There is a close affiliation with the way Julian Anderson handles the unaccompanied choir in his 1999 setting, which weaves texts from Psalm 96 and 98. There is much in this work that might remind us of Purcell or Tippett – bright major-infused harmonies, snappy rhythms and a sense both of drama and unity in the work as a whole. The piece opens with a florid invocation before subsiding into soft harmonies at ‘the voice of a psalm’. Brilliant writing follows, evoking vibrant cornets and the onrushing roar of the sea. But the awe and simplicity that Purcell set at the heart of his anthem is echoed in Anderson’s final section, ‘for he cometh to judge the earth with righteousness and equity’. These phrases, too, open out with space and simplicity, and the work closes on two open fifths, spare and perfect.
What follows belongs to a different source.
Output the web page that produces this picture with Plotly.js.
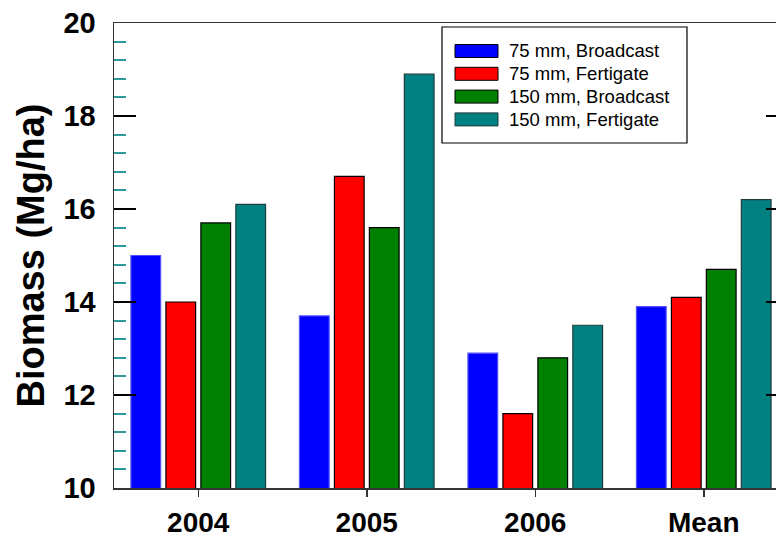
<!DOCTYPE html>
<html>
<head>
<meta charset="utf-8">
<script src="https://cdn.plot.ly/plotly-3.0.1.min.js"></script>
<style>
html, body { margin: 0; padding: 0; overflow: hidden; background: #fff; width: 776px; height: 539px; }
#chart { width: 800px; height: 539px; }
</style>
</head>
<body>
<div id="chart"></div>
<script>
// ---- data ----
const categories = ['2004', '2005', '2006', 'Mean'];
const seriesNames = ['75 mm, Broadcast', '75 mm, Fertigate', '150 mm, Broadcast', '150 mm, Fertigate'];
const broadcast75 = [15.0, 13.7, 12.9, 13.9];
const fertigate75 = [14.0, 16.7, 11.6, 14.1];
const broadcast150 = [15.7, 15.6, 12.8, 14.7];
const fertigate150 = [16.1, 18.9, 13.5, 16.2];
const yTicks = [10, 12, 14, 16, 18, 20];

// ---- styles ----
const fills = ['#0000ff', '#ff0000', '#008000', '#008080'];
const edges = ['#5050ff', '#000000', '#000000', '#1e3c3c'];
const seriesValues = [broadcast75, fertigate75, broadcast150, fertigate150];
const FONT = 'Arial, "Liberation Sans", sans-serif';

const W = 800, H = 539;
const M = { l: 114, r: 12, t: 23, b: 51 };
const pw = W - M.l - M.r, ph = H - M.t - M.b;
const px = x => (x - M.l) / pw;
const py = y => 1 - (y - M.t) / ph;

const traces = seriesNames.map((name, i) => ({
  type: 'bar',
  name: name,
  x: categories,
  y: seriesValues[i],
  marker: { color: fills[i], line: { color: edges[i], width: 1.2 } },
  showlegend: false,
  hoverinfo: 'x+y+name'
}));

// custom legend (box, swatches, labels)
const shapes = [{
  type: 'rect', xref: 'paper', yref: 'paper', layer: 'above',
  x0: px(442), x1: px(687), y0: py(27), y1: py(143),
  line: { color: '#000', width: 1.2 }, fillcolor: '#fff'
}];
const annotations = [];
const rowY0 = 51, rowStep = 22.8;
seriesNames.forEach((name, i) => {
  const cy = rowY0 + i * rowStep;
  shapes.push({
    type: 'rect', xref: 'paper', yref: 'paper', layer: 'above',
    x0: px(455), x1: px(498), y0: py(cy + 6.5), y1: py(cy - 6.5),
    line: { color: edges[i] === '#5050ff' ? '#000' : edges[i], width: 1 }, fillcolor: fills[i]
  });
  annotations.push({
    xref: 'paper', yref: 'paper', x: px(507), y: py(cy),
    xanchor: 'left', yanchor: 'middle', showarrow: false,
    text: name, font: { family: FONT, size: 18.5, color: '#000' }
  });
});

const layout = {
  width: W, height: H,
  margin: M,
  paper_bgcolor: '#fff', plot_bgcolor: '#fff',
  font: { family: FONT, color: '#000' },
  barmode: 'group',
  bargap: 0.17,
  bargroupgap: 0.15,
  showlegend: false,
  xaxis: {
    type: 'category',
    range: [-0.5, 3.5],
    showgrid: false, zeroline: false,
    showline: true, linecolor: '#333', linewidth: 1.5, mirror: true,
    ticks: 'outside', ticklen: 7, tickwidth: 1.5, tickcolor: '#333',
    tickfont: { family: FONT, size: 28, color: '#000', weight: 'bold' },
    ticklabelstandoff: 2
  },
  yaxis: {
    range: [10, 20],
    tickvals: yTicks,
    ticktext: yTicks.map(String),
    showgrid: false, zeroline: false,
    showline: true, linecolor: '#333', linewidth: 1.5, mirror: 'ticks',
    ticks: 'inside', ticklen: 22, tickwidth: 2, tickcolor: '#000',
    tickfont: { family: FONT, size: 29, color: '#000', weight: 'bold' },
    ticklabelstandoff: 11,
    minor: { dtick: 0.4, tick0: 10, ticks: 'inside', ticklen: 12, tickwidth: 2, tickcolor: '#2a9a9a' },
    title: { text: 'Biomass (Mg/ha)', font: { family: FONT, size: 38, color: '#000', weight: 'bold' }, standoff: 7 }
  },
  shapes: shapes,
  annotations: annotations
};

Plotly.newPlot('chart', traces, layout, { displayModeBar: false, staticPlot: true });
</script>
</body>
</html>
Psalm 149 is shorter than Psalms 96 and 98, though it has a rather vengeful tone, as of a choir going into battle. The settings in Bach’s opening movement, by Tomkins (a direct contemporary of Praetorius) and Byrd (the oldest composer we sing tonight, born in 1540), use only the less blood-thirsty opening. Tomkins takes up minor-key modalities to create a sense of fierce jubilation, especially in the chromatic surprises of the closing Alleluia. The sounds of Israel’s rejoicing hurtle around the choir in this seven-part setting, as they do also in Byrd’s six-part Latin setting, with its sudden slip into a dance-rhythm in its middle section. The motet is only a couple of minutes long but it shows off the mastery of the greatest English composer to write choral counterpoint, a fitting herald to our performance of Bach’s Singet dem Herrn.